Uphill skiing is not about getting around buying a lift ticket; Wilson has a season pass. In fact, a survey of uphill users by A-Basin last winter found 90 percent had passes.
For most, it’s about exercise. Skiers burn more than twice as many calories going uphill, an intense cardiovascular workout made more grueling by the thin air.
“It’s such an amazing workout, I mean for your full body,” said racer Ram Mikulas. “Your heart rate gets so high.”
Added Wescott: “This is my running in the wintertime.”
But why do it in-bounds at a ski area, when solitude and plenty of untracked powder await in the backcountry?
Uphill enthusiasts say the lack of avalanche danger is one reason. Another is resort grooming, which makes gliding uphill slightly more effortless, and snowmaking, which guarantees snow in early season.
There’s also a social aspect. The small cadre of uphill skiers get to know each other, if not by name then by their jacket or helmet.
And there’s the convenience.
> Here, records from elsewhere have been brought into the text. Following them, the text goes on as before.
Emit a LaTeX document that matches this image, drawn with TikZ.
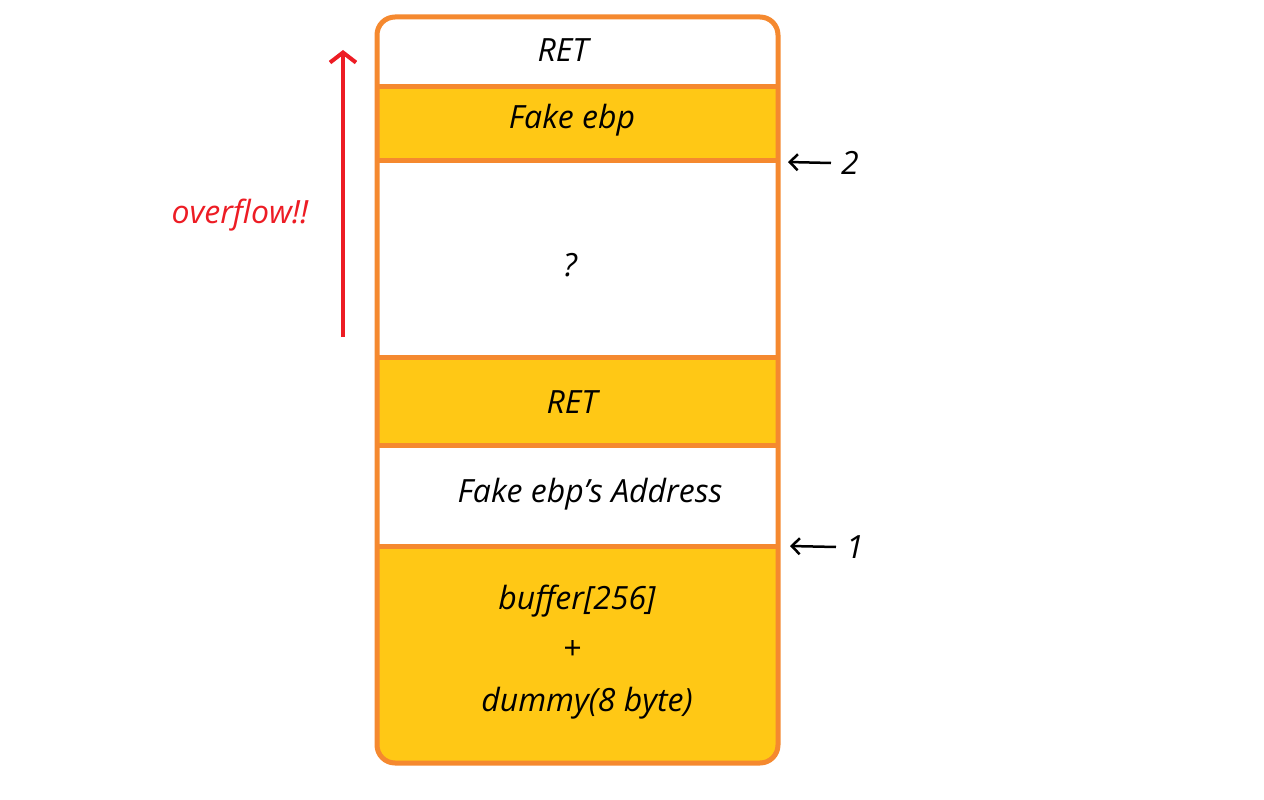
\documentclass[tikz,border=0pt]{standalone}
\usepackage{fontspec}
\setmainfont{Open Sans}
\usetikzlibrary{arrows.meta}
\definecolor{stackorange}{HTML}{F5892F}
\definecolor{stackyellow}{HTML}{FFC815}
\definecolor{overred}{HTML}{ED1C24}
\begin{document}
\begin{tikzpicture}[x=1pt, y=-1pt,
  cell/.style={font=\fontsize{32}{38}\selectfont\itshape, inner sep=0pt},
  pointer/.style={draw=black, line width=2.5pt, -{Straight Barb[length=8pt, width=16pt]}}]
\def \xl {377}
\def \xr {778}

\def \ya {17};
\def \yb {87};
\def \yc {160};
\def \yd {357};
\def \ye {445};
\def \yf {546};
\def \yg {763};

\useasboundingbox (0,0) rectangle (1264,800);
% fill rows
\begin{scope}
\clip [rounded corners=18pt] (\xl, \ya) rectangle (\xr, \yg);
\fill [white] (\xl, \ya) rectangle (\xr, \yb);
\fill [stackyellow] (\xl, \yb) rectangle (\xr, \yc);
\fill [white] (\xl, \yc) rectangle (\xr, \yd);
\fill [stackyellow] (\xl, \yd) rectangle (\xr, \ye);
\fill [white] (\xl, \ye) rectangle (\xr, \yf);
\fill [stackyellow] (\xl, \yf) rectangle (\xr, \yg);
\end{scope}
% dividers
\foreach \y in {\yb, \yc, \yd, \ye, \yf}
  \draw [stackorange, line width=5pt] (\xl, \y) -- (\xr, \y);
\draw [stackorange, line width=5pt, rounded corners=18pt] (\xl, \ya) rectangle (\xr, \yg);

\node [cell] (ret) at (563, 50) {RET};
\node [cell] (fakeebp) at (572, 120) {Fake ebp};
\node [cell] (unknown) at (570, 265) {?};
\node [cell] (ret2) at (572, 402) {RET};
\node [cell] (addr) at (590, 494) {Fake ebp's Address};
\node [cell] (buffer) at (577, 601) {buffer[256]};
\node [cell] (plus) at (572, 650) {+};
\node [cell] (dummy) at (587, 703) {dummy(8 byte)};

% overflow arrow
\coordinate (ovstart) at (343, 337);
\coordinate (ovend) at (343, 50);
\draw [overred, line width=4pt, -{Straight Barb[length=10pt, width=26pt]}] (ovstart) -- (ovend);
\node [cell, text=overred] (overflow) at (240, 215) {overflow!!};

% pointers
\node [cell] (two) at (850, 163) {2};
\coordinate (twoedge) at (788, 162);
\draw [pointer] (two.west) ++(-10pt, 0) coordinate (twotail) (twotail) -- (twoedge);
\node [cell] (one) at (855, 547) {1};
\coordinate (oneedge) at (790, 546);
\draw [pointer] (one.west) ++(-10pt, 0) coordinate (onetail) (onetail) -- (oneedge);
\end{tikzpicture}
\end{document}
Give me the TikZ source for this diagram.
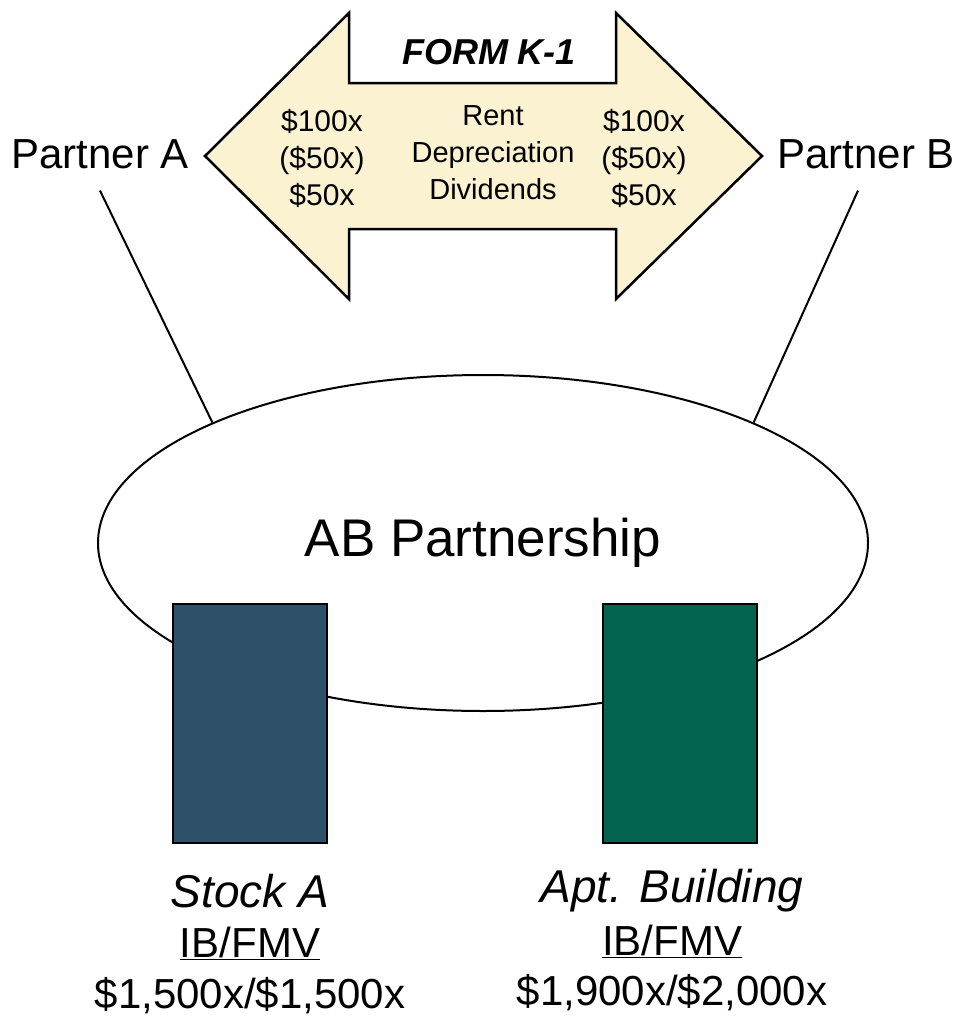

Skiers with day jobs can’t wait until the lifts start at 9 a.m. By then, they’ve already carved fresh tracks through the previous night’s snowstorm.
Ski areas still are wrestling with how to regulate uphill skiing. Most areas are on national forest land, so operators can’t simply keep people off the hill if they don’t buy a lift ticket.
A-Basin’s policy requires skiers to get a free uphill pass and check the website each day to see if access will be allowed. Skiers also are required to use the east side of the High Noon trail during operating hours and go no higher than mid-mountain.
“It’s not because of any incidents,” A-Basin spokeswoman Adrienne Saia Isaac said. “We just want to make people aware, because I don’t think every person who skis downhill is aware of how popular uphill skiing is.”
Nearly every ski area has regulations in place or, as in the case of southern Colorado’s Monarch Mountain, is drafting rules for what has been an unofficial tolerance of uphill skiing.
Ski areas can be busy places in off-hours, with avalanche blasting, grooming and snowmobile traffic. Most limit hours and trails that can be used for uphill access. Some, such as Copper Mountain, don’t allow it in early season because of “limited open terrain and aggressive snow-making activity.”
At A-Basin, Kat Cournoyer had her first uphill skiing experience in last week’s race. The smile on her face afterward wasn’t there at the outset.
“I have to tell my boyfriend I love it,” she said. “This morning I was like, ‘I hate you.’”
“It’s really gradual and it’s like a slower pace, but it’s consistent,” she added. “It’s such a good time and everyone is so nice on the trail. It’s such a nice way to start off the day. You get a couple runs in before you go off to work. You can’t beat that.”
Breckenridge skier Greg Ruckman finished first in the race, with a time of 41 minutes, 55 seconds from the base to mid-mountain, back down to the base and then up to the summit at 13,050 feet.
He was asked, isn’t gaining all that elevation hard, compared with riding the lift?
“Sure, it’s hard,” he said. “And that’s why people do it.”